The USS Carl Vinson will arrive in Da Nang accompanied by a cruiser and a destroyer.

The visit is part of the U.S. Navy's annual Pacific Partnership mission that “aims at helping improve disaster-response preparedness, resiliency and capacity while enhancing partnerships with regional nations and civilian humanitarian organizations,” according to a report by Defense News last Friday.

The USS Carl Vinson was launched in 1980 and undertook her maiden voyage in 1983.

It has a displacement of 103,000 tons and measures 333 meters in length and 77 meters in width, with a capacity of carrying up to 90 aircraft.

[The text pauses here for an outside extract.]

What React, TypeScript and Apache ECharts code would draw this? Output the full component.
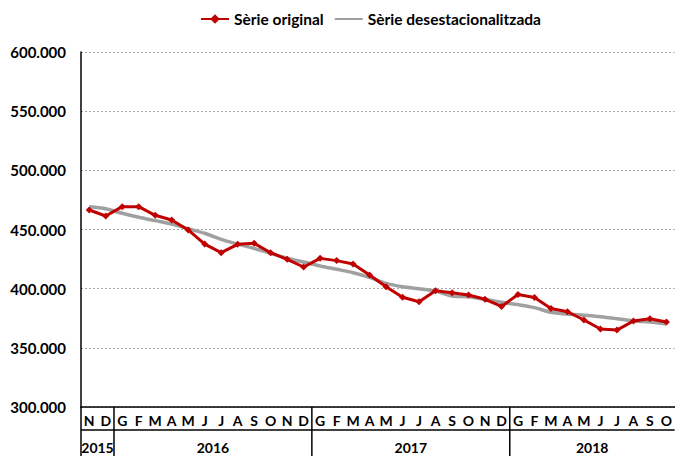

The carrier currently operates in the West Pacific.

The arrival of a U.S. aircraft carrier in Vietnam will be welcomed by an emerging network of countries that are nervously eyeing China’s military rise, particularly its assertive stance and island-building activities in the East Sea (known internationally as the South China Sea), Reuters said in a Sunday report.

The busy waterway is a vital global trade route linking Northeast Asia with the Middle East and Europe.

Although U.S. aircraft carriers have not visited Vietnam since the end of the war, other smaller U.S. warships have made high-level visits as ties have improved in recent years.

They include a 2016 visit by submarine tender USS Frank Cable and guided-missile destroyer USS John S. McCain to Cam Ranh Bay, which was a crucial logistics complex during the Vietnam War.

The planned carrier visit was “highly significant”, said Ian Storey, an East Sea expert at the ISEAS Yusof Ishak Institute in Singapore.

“It is a potent symbol of the way the defense relationship has moved forward against the backdrop of China’s rising power,” Storey added.

Decades after the war ended, ties between the U.S. and Vietnam have grown through shared concerns over China’s aggressive behavior in the disputed sea, through which more than $3 trillion in cargo passes every year.

Vietnam has emerged as the most vocal opponent of China’s territorial claims and has been buying U.S. military hardware, such as an armed Hamilton-class Coast Guard cutter.

 “(Vietnam) does have one of the region’s fastest growing economies and so freedom of navigation and access in the South China Sea will be critical to them economically and of course in their security efforts,” U.S. Defense Secretary Jim Mattis said before paying a two-day visit to Hanoi last week.